New study on software and data use in the social sciences
The full report is now available on Zenodo.
Commissioned by the Economic and Social Research Council (ESRC), this study aimed to map existing data and software mechanisms to identify what software should be considered infrastructure and to establish how it is being supported and maintained, providing valuable insights into methods, challenges and opportunities in the field.
A three-stage, mixed methods approach was used and consisted of desk research to map the current social sciences research landscape, a survey of research practices in the social sciences research community completed by 164 researchers based in the UK, and 20 interviews with representatives from various domains, career stages, and funding sources.
This study was delivered by a team consisting of Ms Selina Aragon (SSI, University of Edinburgh), Dr Mario Antonioletti (SSI, University of Edinburgh), Dr Johanna Walker (University of Southampton), and Professor Neil Chue Hong (SSI, University of Edinburgh).
Noteworthy findings include the dominance of survey and interview data, with the ESRC-funded UK Data Service being a primary source for reused data. However, the study highlights a compliance gap, revealing that only 34% of ESRC-funded researchers reported sharing their data, despite policy requirements.
The survey further uncovers that statistical analysis and spreadsheets are the most commonly used research software, aligning with the prevalent use of quantitative data in the social sciences. Qualitative data analysis tools follow closely, reflecting the popularity of interview data.
Surprisingly, a majority of respondents use open source tools, emphasising their value in terms of cost, sustainability, and interoperability. However, the study indicates a lack of widely available training, with respondents relying on online courses, self-led learning, and on-the-job experiences to acquire essential digital, data, and software skills. Interviews conducted during the study unveiled barriers to skills acquisition, including institutional and funder support gaps, initial confidence and competence issues, time constraints, and a shortage of appropriate courses.

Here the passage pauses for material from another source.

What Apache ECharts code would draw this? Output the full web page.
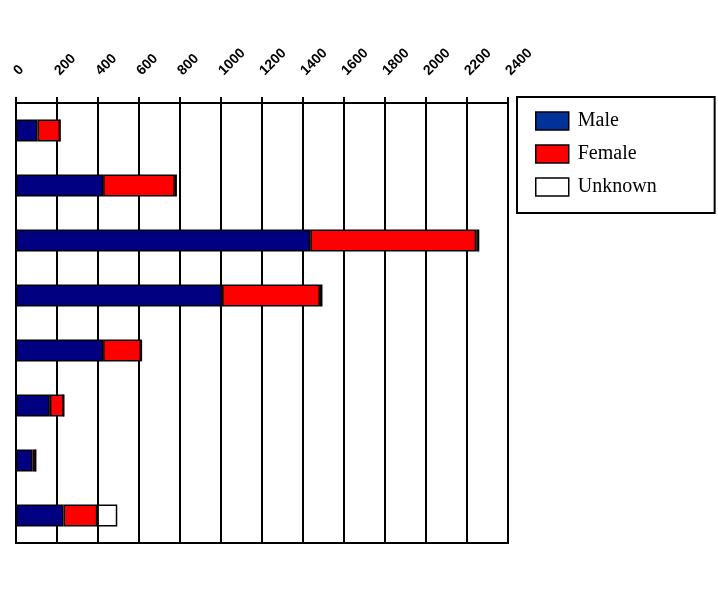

The study's recommendations call for a reevaluation of the ESRC Data Policy to address the reluctance in adhering to data-sharing guidelines. Additionally, it advocates for strategic efforts to support the adoption of widely used open-source software, such as the R ecosystem, and encourages community engagement and recognition of contributions.
To enhance skills acquisition, the study proposes support for external training initiatives and the development of targeted internal training. These recommendations align with the overarching goal of fostering open research, overcoming skill acquisition barriers, and shaping future policies to ensure the sustainability and accessibility of tools crucial to the social sciences community.
The study sheds light on the dynamic landscape of data and software use in the social sciences. The findings not only underscore the prevalent reliance on survey and interview data but also reveal challenges in data sharing compliance, pointing towards crucial recommendations for fostering open research, addressing skill acquisition barriers, and shaping future policies to ensure the sustainability and accessibility of tools vital to the social sciences community. In the coming months, ESRC will be addressing the recommendations arising from the report via the Future Data Services strategic review and a project to update the ESRC Data Policy.
“The results of this study provide insight into how researchers in the social sciences use digital and computational methods, highlighting the ubiquity of data analysis tools and use of local computing hardware. It also helps us to better support and recognise researchers who are developing their own code, and give evidence to support new policies aimed at sustaining the broader long tail of tools that the social sciences relies on.”
Neil Chue Hong
SSIDirector and project PI